By Mo Scarpelli
When several men from Woodruff Road Community Church in Greenville, North Carolina arrived at a house in Gary, West Virginia last week to repair a water-damaged room, they expected several days of hard work.
What they didn’t expect were two smiling little girls to keep them company throughout the project.
“We were looking for somewhere to put our nails and Kaleigh brought us a little princess box,” said Todd Gleason, Experience Mission Construction Manager. “She kept coming back in the room and saying, ‘It’s so beautiful, it’s so beautiful,’ even though it was still under construction.”
Kaleigh, 4, and Brooke, 2, live with grandparents Beth and Ronnie several miles from historic downtown Welch, West Virginia.
The family applied to the local nonprofit organization, School for Life, Inc., two years ago for home repair. School for Life, Inc. partners with Experience Mission in home repair projects for those in need.
The small EM team spent last week laying drywall and spackling the cracks of the Finley’s back room, where their granddaughters will have their own rooms, for the very first time.
Beth and Ronnie Finley’s house troubles began in July of 2001, when a great flood struck southern West Virginia, leaving more than 1,500 families without homes.
The Finleys were nearly one of them. Their backyard washed away into the creek behind their house and part of their roof tore off in the relentless wind.
“It pulled apart from the beams and water started getting up under the roof, not just falling on it,” said 45-year-old Beth Finley. “That’s when the ceiling fell down.”
In the seven years since the flood, the Finley’s roof has never completely recovered, despite their best efforts to repair it.
“We bought plywood and rolled roofing (tar paper) and tried to fix it,” said Beth, who has been married to Ronnie Finley for eight years. “It got us through the winter, but started leaking in the spring again.”
After getting off work at the body shop, Ronnie Finley would hoist himself up on top of the house to patch the roof with scrap tin that he’d gotten from a friend. Beth calls it “our flannel shirt roof” because there are so many different colors.
Beth says she didn’t really mind the leaking too much until she adopted her granddaughter, Kaleigh.

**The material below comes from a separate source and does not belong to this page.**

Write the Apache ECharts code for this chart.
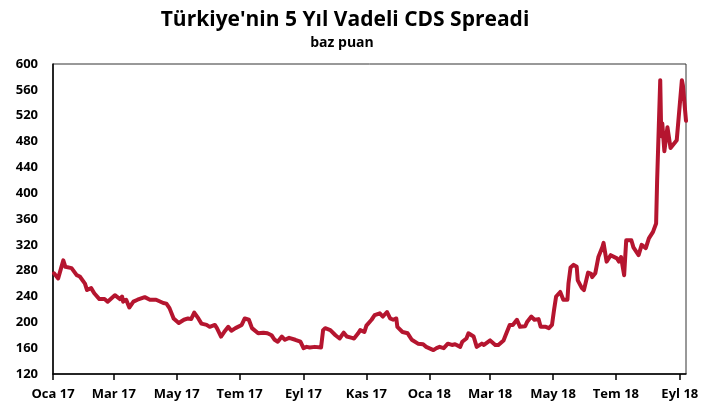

Ronnie put up a partition to block out the corner of the room where water damage was the worst, and Kaleigh occasionally slept in the front part of the room, though she was more comfortable in her grandparents’ bed.

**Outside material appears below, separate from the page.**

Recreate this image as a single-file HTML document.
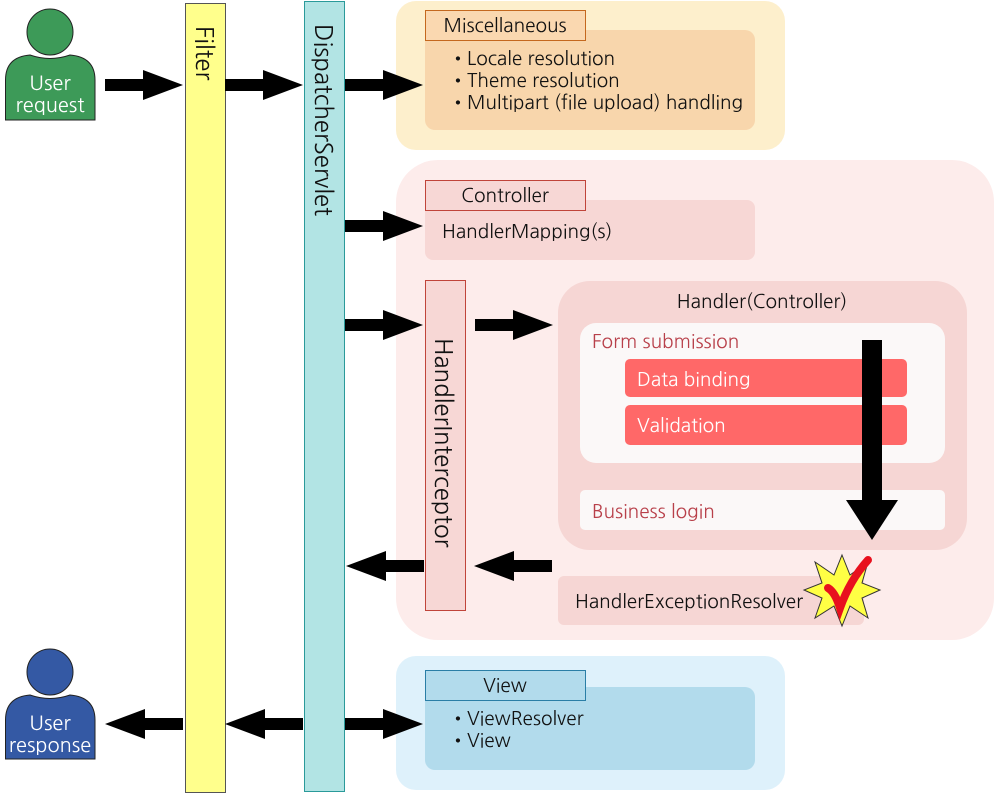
<!DOCTYPE html>
<html><head><meta charset="utf-8"><style>
html,body{margin:0;padding:0;background:#fff;width:996px;height:796px;overflow:hidden}
svg{display:block}
text{font-family:"NanumGothic","Liberation Sans",sans-serif;font-size:19px;fill:#111}
</style></head><body>
<svg width="996" height="796" viewBox="0 0 996 796" xmlns="http://www.w3.org/2000/svg">
<defs>
<path id="ar" d="M0,-6 H38 V-15 L78,0 L38,15 V6 H0 Z" fill="#000"/>
</defs>
<rect x="396" y="1" width="389" height="149" rx="20" fill="#fdefcc"/>
<rect x="425" y="30" width="330" height="100" rx="10" fill="#f8d6ac"/>
<rect x="425.5" y="10.5" width="160" height="30" fill="#fad8b0" stroke="#c4681e"/>
<text x="505" y="32" text-anchor="middle">Miscellaneous</text>
<text x="449" y="65">•</text><text x="467" y="65">Locale resolution</text>
<text x="449" y="87">•</text><text x="467" y="87">Theme resolution</text>
<text x="449" y="109">•</text><text x="467" y="109">Multipart (file upload) handling</text>

<rect x="396" y="160" width="598" height="480" rx="42" fill="#fdeceb"/>
<rect x="425" y="200" width="330" height="60" rx="8" fill="#f7d7d5"/>
<rect x="425.5" y="180.5" width="160" height="30" fill="#f7d7d5" stroke="#c0443a"/>
<text x="505" y="202" text-anchor="middle">Controller</text>
<text x="442" y="238">HandlerMapping(s)</text>

<rect x="425.5" y="280.5" width="40" height="330" fill="#f7d7d5" stroke="#c0443a"/>
<text transform="translate(435,338) rotate(90)" style="font-size:24px">HandlerInterceptor</text>

<rect x="558" y="281" width="409" height="269" rx="32" fill="#f6d6d4"/>
<text x="762" y="308" text-anchor="middle">Handler(Controller)</text>
<rect x="580" y="323" width="365" height="140" rx="16" fill="#fbf8f8"/>
<text x="592" y="348" style="fill:#b8404a">Form submission</text>
<rect x="625" y="359" width="282" height="38" rx="5" fill="#ff6868"/>
<text x="637" y="386" style="fill:#fff">Data binding</text>
<rect x="625" y="405" width="282" height="40" rx="5" fill="#ff6868"/>
<text x="637" y="432" style="fill:#fff">Validation</text>
<rect x="580" y="490" width="365" height="40" rx="5" fill="#fbf8f8"/>
<text x="592" y="518" style="fill:#b8404a">Business login</text>
<path d="M862,340 H882 V500 H898 L872,540 L846,500 H862 Z" fill="#000"/>

<rect x="558" y="576" width="306" height="49" rx="6" fill="#f6d6d4"/>
<text x="575" y="608">HandlerExceptionResolver</text>
<polygon points="842,555 850,575 868,562 862,583 880,590 862,598 868,618 850,606 842,626 834,606 815,618 822,598 804,590 822,583 815,562 834,575" fill="#ffff44" stroke="#333" stroke-width="1"/>
<path d="M828,588 Q835,592 840,608 Q850,580 868,560" fill="none" stroke="#e8101e" stroke-width="8" stroke-linecap="round"/>

<rect x="396" y="656" width="389" height="134" rx="20" fill="#def1fb"/>
<rect x="425" y="687" width="330" height="83" rx="10" fill="#b2dbec"/>
<rect x="425.5" y="670.5" width="160" height="30" fill="#b2dbec" stroke="#2a7ea6"/>
<text x="505" y="692" text-anchor="middle">View</text>
<text x="449" y="725">•</text><text x="467" y="725">ViewResolver</text>
<text x="449" y="747">•</text><text x="467" y="747">View</text>

<rect x="185.5" y="3.5" width="40" height="789" fill="#ffff8c" stroke="#555"/>
<text transform="translate(196,26) rotate(90)" style="font-size:24px">Filter</text>
<rect x="304.5" y="1.5" width="40" height="790" fill="#b2e4e4" stroke="#2a9a9a"/>
<text transform="translate(315,24) rotate(90)" style="font-size:24px">DispatcherServlet</text>

<g>
<circle cx="50" cy="32" r="23" fill="#3d9a58" stroke="#222"/>
<path d="M5.5,120 V80 Q5.5,57 30,55 Q50,62 70,55 Q95,57 95,80 V120 Z" fill="#3d9a58" stroke="#222"/>
<text x="50" y="90" text-anchor="middle" style="fill:#fff;font-size:20px">User</text>
<text x="50" y="112" text-anchor="middle" style="fill:#fff;font-size:20px">request</text>
</g>
<g>
<circle cx="50" cy="672" r="23" fill="#3459a4" stroke="#222"/>
<path d="M5.5,759 V720 Q5.5,697 30,695 Q50,702 70,695 Q95,697 95,720 V759 Z" fill="#3459a4" stroke="#222"/>
<text x="50" y="730" text-anchor="middle" style="fill:#fff;font-size:20px">User</text>
<text x="50" y="752" text-anchor="middle" style="fill:#fff;font-size:20px">response</text>
</g>

<use href="#ar" transform="translate(105,85)"/>
<use href="#ar" transform="translate(225,85)"/>
<use href="#ar" transform="translate(345,85)"/>
<use href="#ar" transform="translate(345,226)"/>
<use href="#ar" transform="translate(345,325)"/>
<use href="#ar" transform="translate(475,325)"/>
<use href="#ar" transform="translate(552,566) scale(-1,1)"/>
<use href="#ar" transform="translate(424,566) scale(-1,1)"/>
<use href="#ar" transform="translate(345,724)"/>
<use href="#ar" transform="translate(303,724) scale(-1,1)"/>
<use href="#ar" transform="translate(183,724) scale(-1,1)"/>
</svg>
</body></html>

With Experience Mission’s help, the rooms are now leak-safe, which Beth says is perfect timing for the Finley’s, considering they are in the process of obtaining full parental rights of their second grandchild, Brooke.
Brooke, now 2 years old, was born to a drug-addicted mother and soon after, her father, Beth’s son, was arrested for breaking and entering and sent to jail. Beth and Ronnie Finley have been fighting for custody of their grandchild for more than a year, as she bounced from foster care to her mother’s care to her other grandmother’s care in the meantime.
Beth says with paperwork and court dates out of the way, the family is finally achieving stability. Now that the children have permanent homes, Beth says EM house repair help will have a big impact on the girls’ quality of life.
“The girls are going to have their own rooms for the first time ever,” said Beth Finley. “We’ve been daydreaming – Kaleigh picked out sheets and wallpaper. She goes back there once in awhile to see where she wants to put her bed.”
To Gleason, home repair for the Finley’s wasn’t just about fixing a room. It was also about setting an example to the girls of how faith can lead to compassion and hard work.
“Beth couldn’t express enough how much it meant to her that there were young people interested in doing this work,” said Gleason. “All the young people around here that she knows are into messed up stuff.”
Beth says she often sees crack cocaine and methamphetamine use go undetected by police in her area.
McDowell County has the highest drug-related mortality rate in the state, according to a 2006 report by the West Virginia Prevention Resource Center. More than 30 percent of deaths involve drugs or other abused substances.
Beth worries about this, mostly because she saw her own son fall into a desperate drug addiction. She says five of her neighbors are also grandparents taking care of the children their kids’ couldn’t, due to drug problems.
“It’s real bad here. If they had more people like you –“she said, pointing at EM volunteers as they scraped joint compound on the ceilings, “then they wouldn’t want to get into drugs in the first place.”
The team of five – Earl Nadeau, David Gray, Steve Kinney, Sam Farley, and Gleason – finished in three days, though the rooms still need painting.
Kaleigh Finley says that part is her job.
“I’m going to paint my new room with my daddy and we’re going to make purple butterflies!” said Kaleigh, as she looked around the back corner room she claimed as her own.
EM continues to partner with School for Life, Inc. until the end of July, bringing hundreds more volunteers to assess the needs of McDowell County residents.